Матросский отряд насчитывал семьсот пятьдесят человек. Люди решили поймать бронепоезд во что бы то ни стало. Эшелон летел неимоверно быстрым ходом. На мгновенных остановках связывались по телеграфу с железнодорожниками. На станции Бологое рабочие попытались задержать бронепоезд. Он прорвался на Полоцкую ветку. Матросы кинулись вслед. Противник обрезал всюду телеграфные провода, опасаясь, что матросам удастся своими призывами создать новые засады и помехи. Но эта мера не помогла офицерскому бронепоезду. У села Куженкино бронепоезд был настигнут.
Две головные артиллерийские площадки матросов с двумя 75–миллиметровыми орудиями выдвинулись вперед. Была ночь. Предстоял бой. Тогда с площадки соскочил Железняков, Берг и еще несколько человек.

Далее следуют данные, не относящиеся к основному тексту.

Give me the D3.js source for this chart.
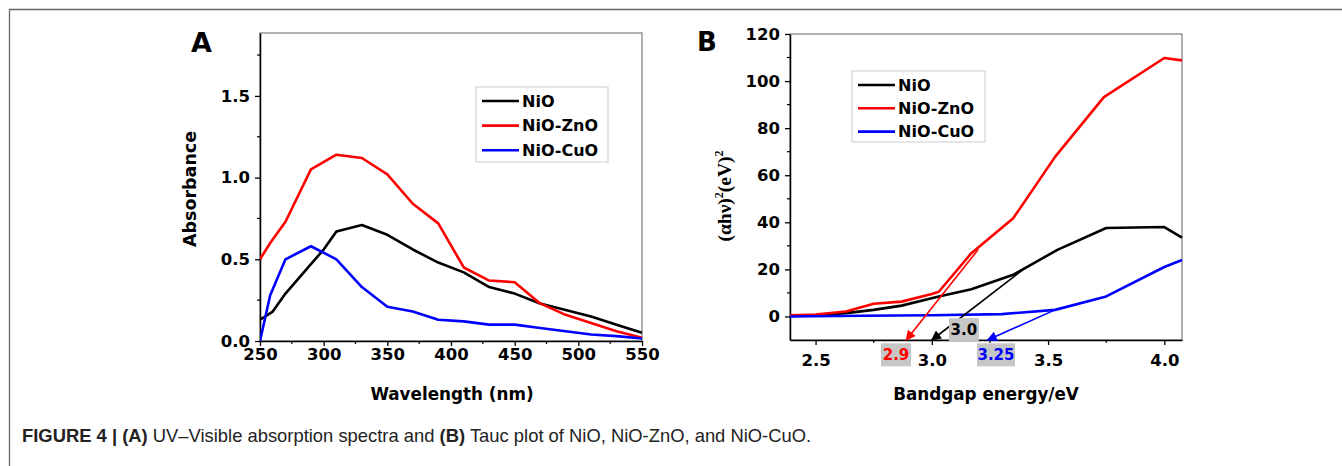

Матросы подошли прямо к офицерскому поезду. Это был оборудованный на заводе великолепный блиндированный поезд — «черепаха». Было ясно, что лобовой атакой брать его трудно. Матросы решили брать и напором, и «дипломатическими переговорами» — расслоением офицеров и солдат.
Сводный отряд нетерпеливо ждал результатов… В ночной тьме не было видно ничего. В штабе отряда, в слабо освещенном вагоне 3–го класса, устало ждал начальник отряда. Матросы вернулись: «Офицеры сдаются».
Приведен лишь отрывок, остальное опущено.